4. ROI: Replacing Legacy "Call Center Bloat" with Digital Labor
Manufacturers often struggle with high agent turnover and the "tribal knowledge" trap—where only a few senior reps know how to handle complex technical queries.
Bespoke AI acts as Digital Labor that captures and scales this expertise. Instead of paying for a "per-seat" license for a tool that can only handle basic FAQs, a platform like Elementum allows you to build a single, intelligent layer that manages up to 80% of routine technical queries and order updates. This allows your human experts to focus on complex engineering challenges while the AI handles the volume at a fraction of the cost.

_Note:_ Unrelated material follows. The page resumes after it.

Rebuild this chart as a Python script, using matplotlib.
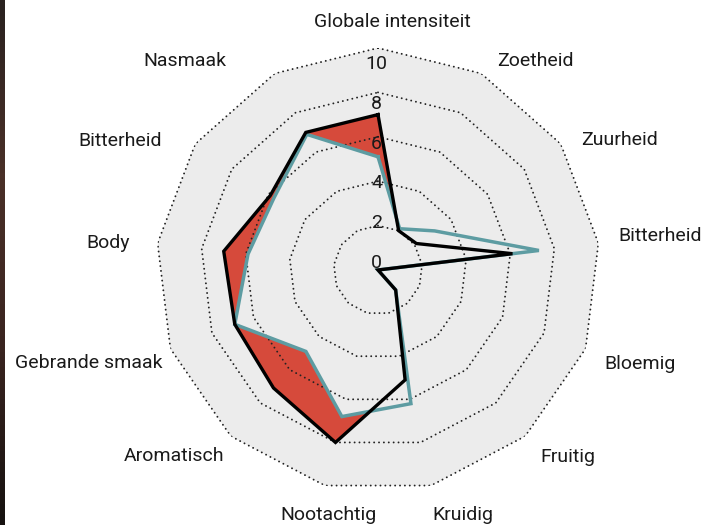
import numpy as np
import matplotlib
matplotlib.use("Agg")
import matplotlib.pyplot as plt
from matplotlib.colors import LinearSegmentedColormap

plt.rcParams['font.family'] = ['Roboto', 'DejaVu Sans']

# ---- data ----
categories = ['Globale intensiteit', 'Zoetheid', 'Zuurheid', 'Bitterheid', 'Bloemig',
              'Fruitig', 'Kruidig', 'Nootachtig', 'Aromatisch', 'Gebrande smaak',
              'Body', 'Bitterheid', 'Nasmaak']
profile_black = [7.0, 2.0, 2.1, 6.1, 0.0, 1.2, 5.1, 8.0, 7.1, 6.9, 7.0, 5.9, 7.0]
profile_teal = [5.1, 2.1, 3.1, 7.3, 0.0, 1.2, 6.2, 6.8, 4.9, 6.9, 5.9, 5.7, 6.9]
rticks = [0, 2, 4, 6, 8, 10]

W, H = 706, 525
CX, CY, R = 378, 270, 222  # centre & radius in pixels (from top-left)

fig = plt.figure(figsize=(W / 100, H / 100), dpi=100)
fig.patch.set_facecolor('white')

# dark strip at the left edge
strip = fig.add_axes([0, 0, 5 / W, 1])
cmap = LinearSegmentedColormap.from_list('s', ['#2a2220', '#4a3028', '#3a2420', '#161210'])
strip.imshow(np.linspace(0, 1, 100).reshape(-1, 1), aspect='auto', cmap=cmap)
strip.axis('off')

ax = fig.add_axes([(CX - R) / W, (H - CY - R) / H, 2 * R / W, 2 * R / H], projection='polar')
ax.set_theta_offset(np.pi / 2)
ax.set_theta_direction(-1)
ax.set_ylim(0, 10)
ax.set_xticks([])
ax.set_yticks([])
ax.grid(False)
ax.spines['polar'].set_visible(False)
ax.patch.set_alpha(0)

n = len(categories)
ang = np.arange(n) * 2 * np.pi / n
angc = np.append(ang, ang[0])

# background polygon
ax.fill(angc, [10] * (n + 1), color='#ececec', zorder=0, lw=0)

b = np.append(profile_black, profile_black[0])
t = np.append(profile_teal, profile_teal[0])

ax.fill(angc, b, color='#d64a3b', zorder=2, lw=0)
ax.fill(angc, t, color='#ececec', zorder=3, lw=0)

# dotted polygon grid (drawn over the fills)
for r in rticks[1:]:
    ax.plot(angc, [r] * (n + 1), color='#222222', lw=1.4, dashes=(0.01, 2.5),
            dash_capstyle='round', zorder=3.5)

ax.plot(angc, t, color='#5d9ca2', lw=2.5, zorder=4, solid_joinstyle='miter')
ax.plot(angc, b, color='#000000', lw=2.4, zorder=5, solid_joinstyle='miter')

# overlay axes in pixel coordinates for text
ov = fig.add_axes([0, 0, 1, 1])
ov.set_xlim(0, W)
ov.set_ylim(H, 0)
ov.axis('off')
ov.patch.set_alpha(0)

# radial tick labels along the vertical axis
for v in rticks:
    ov.text(CX - 1.5, 263 - 19.9 * v, str(v), ha='center', va='center',
            fontsize=14, color='#1a1a1a', zorder=10)

# category label offsets from the centre (pixels, x right / y up)
label_offsets = [(14, 248), (157, 209), (241, 130), (282, 34), (262, -94),
                 (190, -187), (85, -245), (-50, -245), (-204, -186), (-289, -93),
                 (-270, 27), (-258, 129), (-193, 209)]
for lab, (dx, dy) in zip(categories, label_offsets):
    ov.text(CX + dx, CY - dy, lab, ha='center', va='center', fontsize=14, color='#1a1a1a')

fig.savefig('out.png', dpi=100)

2026 Comparison: The Manufacturing Edition
| Feature | Generic Industrial Bot | Bespoke AI Orchestration (Elementum) |
|---|---|---|
| Technical Depth | Limited to FAQs | Grounded in your BOM & Schematics |
| Data Privacy | IP shared with vendor cloud | Zero Persistence (IP stays in your cloud) |
| Actionability | Informational only | Operational (RMA/Dispatch/Orders) |
| Telemetry Integration | None / Manual | Native IoT & Lakehouse integration |
| Supply Chain Insight | Static status updates | Proactive disruption management |
The Verdict for 2026
In manufacturing, "close enough" is not good enough. To protect your intellectual property, minimize downtime, and scale your technical expertise, the only path forward is bespoke orchestration: building intelligent agents that work natively on your data to provide secure, precise, and actionable industrial support.